- _SOURCE DATA_:
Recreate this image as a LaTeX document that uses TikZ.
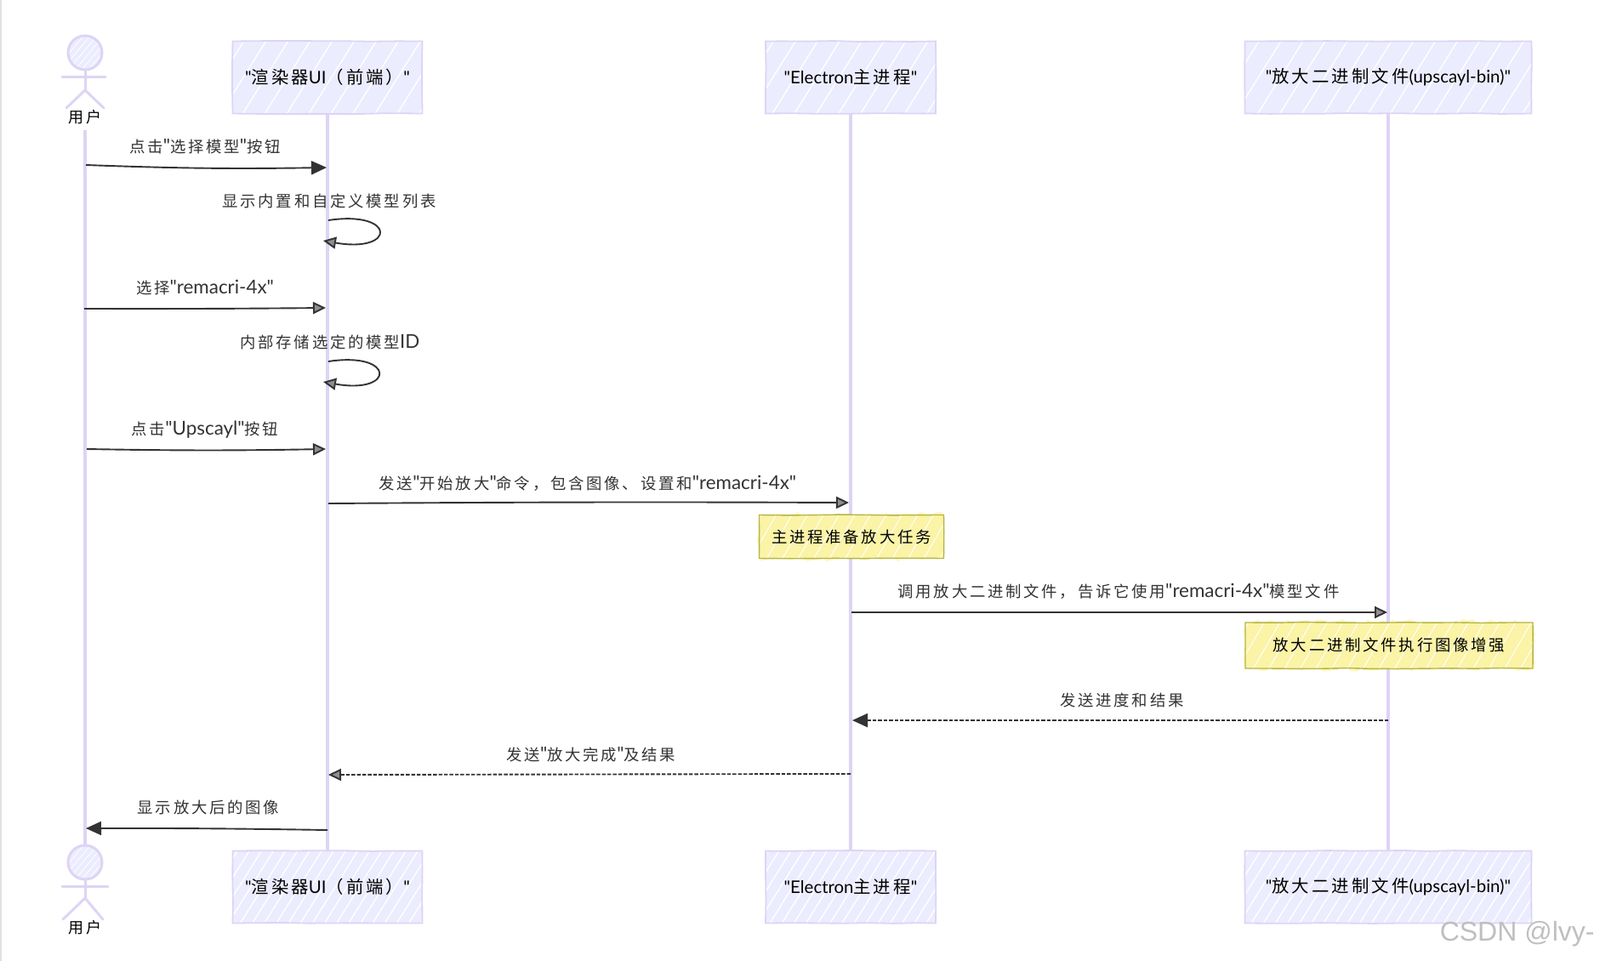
\documentclass[tikz,border=0pt]{standalone}
\usepackage{fontspec}
\newfontfamily\lat{Lato}
\newfontfamily\wmfont{Liberation Sans}
\newfontfamily\cj[LetterSpace=15]{Noto Sans CJK SC}
\newcommand{\zh}[1]{{\cj #1}}
\newcommand{\la}[1]{{\lat\fontsize{11.2}{13}\selectfont #1}}
\usetikzlibrary{arrows.meta,patterns.meta,decorations.pathmorphing,backgrounds}
\definecolor{life}{HTML}{DDD4F5}
\definecolor{boxfill}{HTML}{ECECFF}
\definecolor{notefill}{HTML}{FBF3A6}
\definecolor{noteline}{HTML}{B5B544}
\definecolor{ink}{HTML}{333333}
\tikzset{
  x=0.5pt,y=-0.5pt,
  rough/.style={decorate,decoration={random steps,segment length=15pt,amplitude=0.25pt}},
  actorbox/.style={minimum height=42.5pt,inner sep=0pt,text=black,font=\lat\fontsize{10.2}{12}\selectfont,
    fill=boxfill,
    postaction={pattern={Lines[angle=58,distance=#1,line width=0.7pt]},pattern color=white},
    postaction={draw=life,line width=0.9pt,rough}},
  actorbox/.default=7pt,
  notebox/.style={inner sep=0pt,text=black,font=\lat\fontsize{9.2}{12}\selectfont,
    preaction={fill=notefill!70!white,decorate,decoration={random steps,segment length=3pt,amplitude=2pt}},
    fill=notefill,
    postaction={pattern={Lines[angle=60,distance=8pt,line width=0.5pt]},pattern color=white},
    postaction={draw=noteline,line width=0.7pt,rough}},
  head/.style={circle,minimum size=20pt,inner sep=0pt,fill=boxfill,
    postaction={pattern={Lines[angle=50,distance=3pt,line width=0.4pt]},pattern color=white},
    postaction={draw=life,line width=1.5pt}},
  stick/.style={draw=life,line width=1.5pt,line cap=round},
  lifeline/.style={draw=life,line width=#1},
  lifeline/.default=1.6pt,
  msglabel/.style={text=ink,font=\lat\fontsize{9.2}{11}\selectfont,inner sep=0pt},
  actorlabel/.style={text=black,font=\lat\fontsize{9}{11}\selectfont,inner sep=0pt},
  msg/.style={draw=ink,line width=0.95pt},
  tipdark/.style={-{Triangle[length=9pt,width=8pt,fill=ink]}},
  tiplight/.style={-{Triangle[length=7.5pt,width=7pt,fill=ink!55!white]}},
  ret/.style={dash pattern=on 2.2pt off 1pt}
}
\begin{document}
\begin{tikzpicture}
\useasboundingbox (0,0) rectangle (1881,1130);
\fill[black!12] (0,0) rectangle (2,1130);

% participants
\node[actorbox=11pt,minimum width=111.5pt] (r1) at (385,91) {"\zh{渲染器}UI\zh{（前端）}"};
\node[actorbox=11pt,minimum width=100pt] (e1) at (1000,91) {"Electron\zh{主进程}"};
\node[actorbox=11pt,minimum width=168.5pt] (b1) at (1632,91) {"\zh{放大二进制文件}(upscayl-bin)"};
\node[actorbox=6pt,minimum width=111.5pt] (r2) at (385,1043) {"\zh{渲染器}UI\zh{（前端）}"};
\node[actorbox=6pt,minimum width=100pt] (e2) at (1000,1043) {"Electron\zh{主进程}"};
\node[actorbox=6pt,minimum width=168.5pt] (b2) at (1632,1043) {"\zh{放大二进制文件}(upscayl-bin)"};

% actors
\node[head] (h1) at (100,62) {};
\coordinate (s1l) at (73,90); \coordinate (s1r) at (124,90);
\coordinate (w1) at (100,106);
\coordinate (l1l) at (78,127); \coordinate (l1r) at (122,127);
\draw[stick] (s1l) -- (s1r);
\draw[stick] (h1) -- (w1);
\draw[stick] (l1l) -- (w1) -- (l1r);
\node[actorlabel] (u1) at (100,138) {\zh{用户}};

\node[head] (h2) at (100,1014) {};
\coordinate (s2l) at (73,1042); \coordinate (s2r) at (127,1042);
\coordinate (w2) at (100,1056);
\coordinate (l2l) at (74,1081); \coordinate (l2r) at (121,1081);
\draw[stick] (s2l) -- (s2r);
\draw[stick] (h2) -- (w2);
\draw[stick] (l2l) -- (w2) -- (l2r);
\node[actorlabel] (u2) at (100,1091) {\zh{用户}};

% notes
\node[notebox,minimum width=108.5pt,minimum height=25.5pt] (n1box) at (1001,631) {\zh{主进程准备放大任务}};
\node[notebox,minimum width=169pt,minimum height=27pt] (n2box) at (1633,759) {\zh{放大二进制文件执行图像增强}};

% lifelines
\begin{scope}[on background layer]
\draw[lifeline=1.7pt] (u1.south) ++(0,6) -- (h2.north);
\draw[lifeline] (r1.south) -- (r2.north);
\draw[lifeline] (e1.south) -- (e2.north);
\draw[lifeline=1.9pt] (b1.south) -- (b2.north);
\end{scope}

% message anchors
\coordinate (a1) at (101,194); \coordinate (b1m) at (384,197);
\coordinate (a2) at (386,259); \coordinate (b2m) at (380,283);
\coordinate (a3) at (99,363);  \coordinate (b3m) at (383,362);
\coordinate (a4) at (386,425); \coordinate (b4m) at (380,449);
\coordinate (a5) at (102,528); \coordinate (b5m) at (383,528);
\coordinate (a6) at (386,592); \coordinate (b6m) at (998,591);
\coordinate (a7) at (1001,720); \coordinate (b7m) at (1631,720);
\coordinate (a8) at (1632,847); \coordinate (b8m) at (1002,847);
\coordinate (a9) at (1000,910); \coordinate (b9m) at (386,911);
\coordinate (a10) at (385,976); \coordinate (b10m) at (101,974);

% messages
\draw[msg,tipdark] (a1) to[bend right=1.5] (b1m);
\draw[msg,tiplight] (a2) .. controls (466,247) and (466,298) .. (b2m);
\draw[msg,tiplight] (a3) to[bend right=0.3] (b3m);
\draw[msg,tiplight] (a4) .. controls (465,413) and (465,464) .. (b4m);
\draw[msg,tiplight] (a5) to[bend right=1] (b5m);
\draw[msg,tiplight] (a6) to[bend left=0.3] (b6m);
\draw[msg,tiplight] (a7) -- (b7m);
\draw[msg,ret,tipdark] (a8) -- (b8m);
\draw[msg,ret,tiplight] (a9) -- (b9m);
\draw[msg,tipdark] (a10) to[bend right=0.5] (b10m);

% labels
\node[msglabel] (t1) at (241,172) {\zh{点击}\la{"}\zh{选择模型}\la{"}\zh{按钮}};
\node[msglabel] (t2) at (387,236) {\zh{显示内置和自定义模型列表}};
\node[msglabel] (t3) at (241,338) {\zh{选择}\la{"remacri-4x"}};
\node[msglabel] (t4) at (388,402) {\zh{内部存储选定的模型}\la{ID}};
\node[msglabel] (t5) at (241,505) {\zh{点击}\la{"Upscayl"}\zh{按钮}};
\node[msglabel] (t6) at (691,568) {\zh{发送}\la{"}\zh{开始放大}\la{"}\zh{命令，包含图像、设置和}\la{"remacri-4x"}};
\node[msglabel] (t7) at (1315,695) {\zh{调用放大二进制文件，告诉它使用}\la{"remacri-4x"}\zh{模型文件}};
\node[msglabel] (t8) at (1319,823) {\zh{发送进度和结果}};
\node[msglabel] (t9) at (695,887) {\zh{发送}\la{"}\zh{放大完成}\la{"}\zh{及结果}};
\node[msglabel] (t10) at (245,949) {\zh{显示放大后的图像}};

% watermark
\node[anchor=east,inner sep=0pt,text=black!25,font=\wmfont\fontsize{16}{20}\selectfont] (wm) at (1875,1098) {CSDN @lvy-};
\end{tikzpicture}
\end{document}
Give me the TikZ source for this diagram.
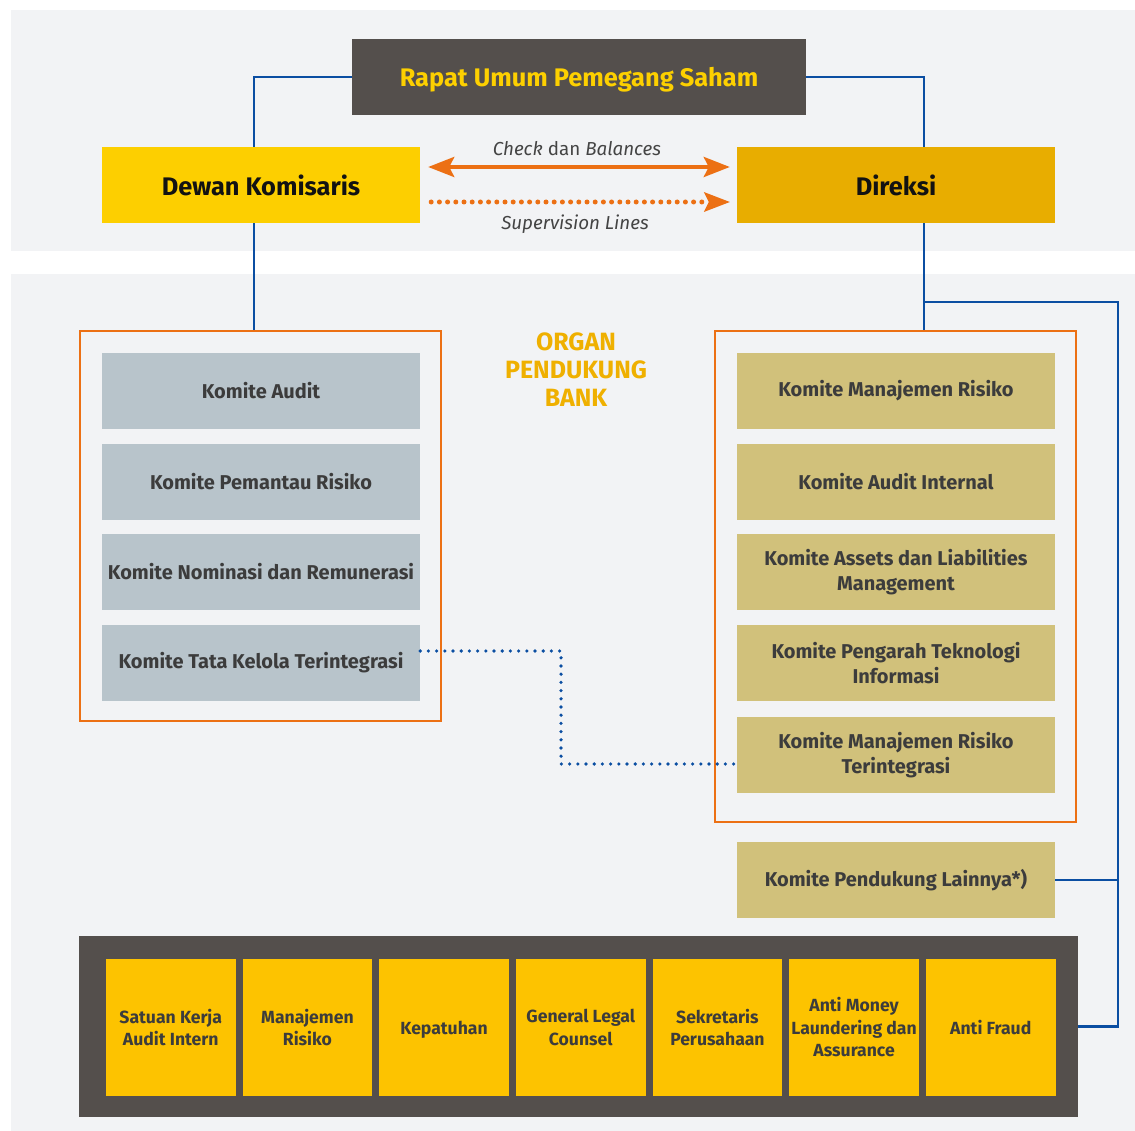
\documentclass[tikz,border=0pt]{standalone}
\usepackage{fontspec}
\setmainfont{Fira Sans}
\usetikzlibrary{arrows.meta}
\definecolor{panel}{HTML}{F2F3F5}
\definecolor{rupsfill}{HTML}{544F4C}
\definecolor{rupstext}{HTML}{FDD000}
\definecolor{dewanfill}{HTML}{FDCF00}
\definecolor{direksifill}{HTML}{E8AD00}
\definecolor{orgorange}{HTML}{EC7014}
\definecolor{orgblue}{HTML}{0B4EA2}
\definecolor{graybox}{HTML}{B8C4CB}
\definecolor{tanbox}{HTML}{D1C17B}
\definecolor{unitbox}{HTML}{FDC300}
\definecolor{textdark}{HTML}{3C3C3C}
\definecolor{organtext}{HTML}{EFB000}
\definecolor{labeltext}{HTML}{444444}
\begin{document}
\begin{tikzpicture}[x=1pt,y=-1pt,
  boxbase/.style={rectangle, inner sep=2pt, align=center, text=textdark},
  combox/.style={boxbase, minimum width=318pt, minimum height=76pt,
    font=\fontsize{20}{25}\selectfont\bfseries},
  lbox/.style={combox, fill=graybox},
  rbox/.style={combox, fill=tanbox},
  ubox/.style={boxbase, fill=unitbox, minimum width=129.5pt, minimum height=137pt,
    font=\fontsize{17.6}{22.5}\selectfont\bfseries},
  topbox/.style={rectangle, inner sep=2pt, minimum width=318pt, minimum height=76pt,
    font=\fontsize{25.4}{28}\selectfont\bfseries, text=black!93},
  orgframe/.style={rectangle, draw=orgorange, line width=2.8pt, inner sep=0pt},
  blueline/.style={draw=orgblue, line width=2.6pt},
  bluedots/.style={draw=orgblue, line width=3.6pt, line cap=round, dash pattern=on 0pt off 8.2pt},
  arrlabel/.style={font=\fontsize{18.8}{22}\selectfont, text=labeltext, inner sep=0pt}
]
\useasboundingbox (0,0) rectangle (1135,1131);
\fill[white] (0,0) rectangle (1135,1131);
\fill[panel] (11,10) rectangle (1135,251);
\fill[panel] (11,274) rectangle (1135,1131);

% top level
\node[rectangle, fill=rupsfill, minimum width=454pt, minimum height=76pt, inner sep=0pt,
  text depth=0pt, font=\fontsize{25.4}{28}\selectfont\bfseries, text=rupstext] (rups) at (579,77) {Rapat Umum Pemegang Saham};
\node[topbox, fill=dewanfill] (dewan) at (261,185) {Dewan Komisaris};
\node[topbox, fill=direksifill] (direksi) at (896,185) {Direksi};

% frames
\node[orgframe, minimum width=361pt, minimum height=390pt] (lframe) at (260.5,526) {};
\node[orgframe, minimum width=361pt, minimum height=491pt] (rframe) at (895.5,576.5) {};

% organ label
\node[align=center, text=organtext, font=\fontsize{25}{28}\selectfont\bfseries] (organ) at (576,369.5) {ORGAN\\PENDUKUNG\\BANK};

% left committees
\node[lbox] (kaudit) at (261,391) {Komite Audit};
\node[lbox] (kpr) at (261,482) {Komite Pemantau Risiko};
\node[lbox] (knr) at (261,572) {Komite Nominasi dan Remunerasi};
\node[lbox] (ktk) at (261,663) {Komite Tata Kelola Terintegrasi};

% right committees
\node[rbox] (kmr) at (896,391) {Komite Manajemen Risiko};
\node[rbox] (kai) at (896,482) {Komite Audit Internal};
\node[rbox] (kalm) at (896,572) {Komite Assets dan Liabilities\\Management};
\node[rbox] (kpti) at (896,663) {Komite Pengarah Teknologi\\Informasi};
\node[rbox] (kmrt) at (896,755) {Komite Manajemen Risiko\\Terintegrasi};
\node[rbox] (klain) at (896,880) {Komite Pendukung Lainnya*)};

% bottom units
\node[rectangle, fill=rupsfill, minimum width=999pt, minimum height=181pt, inner sep=0pt] (units) at (578.5,1026.5) {};
\node[ubox] (u1) at (170.75,1027.5) {Satuan Kerja\\Audit Intern};
\node[ubox] (u2) at (307.42,1027.5) {Manajemen\\Risiko};
\node[ubox, text depth=0pt] (u3) at (444.08,1027.5) {Kepatuhan};
\node[ubox] (u4) at (580.75,1027.5) {General Legal\\Counsel};
\node[ubox] (u5) at (717.42,1027.5) {Sekretaris\\Perusahaan};
\node[ubox] (u6) at (854.08,1027.5) {Anti Money\\Laundering dan\\Assurance};
\node[ubox] (u7) at (990.75,1027.5) {Anti Fraud};

% blue connectors
\coordinate (lx) at (254,0);
\coordinate (rx) at (924,0);
\draw[blueline] (rups.west) -- (rups.west -| lx) -- (lx |- dewan.north);
\draw[blueline] (rups.east) -- (rups.east -| rx) -- (rx |- direksi.north);
\draw[blueline] (lx |- dewan.south) -- (lx |- lframe.north);
\draw[blueline] (rx |- direksi.south) -- (rx |- rframe.north);
\coordinate (j1) at (924,302);
\coordinate (j2) at (1118,302);
\draw[blueline] (j1) -- (j2) -- (j2 |- units.east) -- (units.east);
\draw[blueline] (klain.east) -- (klain.east -| j2);

% dotted link
\coordinate (d1) at (561,651);
\coordinate (d2) at (561,764);
\draw[bluedots] (ktk.east |- d1) -- (d1) -- (d2) -- (kmrt.west |- d2);

% orange arrows
\draw[orgorange, line width=4pt, {Stealth[length=26pt,width=20pt,inset=5pt]}-{Stealth[length=26pt,width=20pt,inset=5pt]}]
  ([xshift=8pt,yshift=18pt]dewan.east) -- ([xshift=-7pt,yshift=18pt]direksi.west);
\draw[orgorange, line width=5pt, line cap=round, dash pattern=on 0pt off 8.2pt]
  ([xshift=11pt,yshift=-17pt]dewan.east) -- ([xshift=-30pt,yshift=-17pt]direksi.west);
\fill[orgorange] ([xshift=-7pt,yshift=-17pt]direksi.west) -- ++(-26,-10) -- ++(5,10) -- ++(-5,10) -- cycle;
\node[arrlabel] (cb) at (577,148.5) {\textit{Check} dan \textit{Balances}};
\node[arrlabel] (sl) at (575,224.5) {\textit{Supervision Lines}};
\end{tikzpicture}
\end{document}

- _WHAT IS BEING ASKED_:
Make an exact copy of the lines from the one containing "Give me the TikZ source for this diagram." to the one containing "(11,274) rectangle (1135,1131);", keeping both and leaving out every picture.

- _REPLY TO THE TASK_:
Give me the TikZ source for this diagram.
\documentclass[tikz,border=0pt]{standalone}
\usepackage{fontspec}
\setmainfont{Fira Sans}
\usetikzlibrary{arrows.meta}
\definecolor{panel}{HTML}{F2F3F5}
\definecolor{rupsfill}{HTML}{544F4C}
\definecolor{rupstext}{HTML}{FDD000}
\definecolor{dewanfill}{HTML}{FDCF00}
\definecolor{direksifill}{HTML}{E8AD00}
\definecolor{orgorange}{HTML}{EC7014}
\definecolor{orgblue}{HTML}{0B4EA2}
\definecolor{graybox}{HTML}{B8C4CB}
\definecolor{tanbox}{HTML}{D1C17B}
\definecolor{unitbox}{HTML}{FDC300}
\definecolor{textdark}{HTML}{3C3C3C}
\definecolor{organtext}{HTML}{EFB000}
\definecolor{labeltext}{HTML}{444444}
\begin{document}
\begin{tikzpicture}[x=1pt,y=-1pt,
  boxbase/.style={rectangle, inner sep=2pt, align=center, text=textdark},
  combox/.style={boxbase, minimum width=318pt, minimum height=76pt,
    font=\fontsize{20}{25}\selectfont\bfseries},
  lbox/.style={combox, fill=graybox},
  rbox/.style={combox, fill=tanbox},
  ubox/.style={boxbase, fill=unitbox, minimum width=129.5pt, minimum height=137pt,
    font=\fontsize{17.6}{22.5}\selectfont\bfseries},
  topbox/.style={rectangle, inner sep=2pt, minimum width=318pt, minimum height=76pt,
    font=\fontsize{25.4}{28}\selectfont\bfseries, text=black!93},
  orgframe/.style={rectangle, draw=orgorange, line width=2.8pt, inner sep=0pt},
  blueline/.style={draw=orgblue, line width=2.6pt},
  bluedots/.style={draw=orgblue, line width=3.6pt, line cap=round, dash pattern=on 0pt off 8.2pt},
  arrlabel/.style={font=\fontsize{18.8}{22}\selectfont, text=labeltext, inner sep=0pt}
]
\useasboundingbox (0,0) rectangle (1135,1131);
\fill[white] (0,0) rectangle (1135,1131);
\fill[panel] (11,10) rectangle (1135,251);
\fill[panel] (11,274) rectangle (1135,1131);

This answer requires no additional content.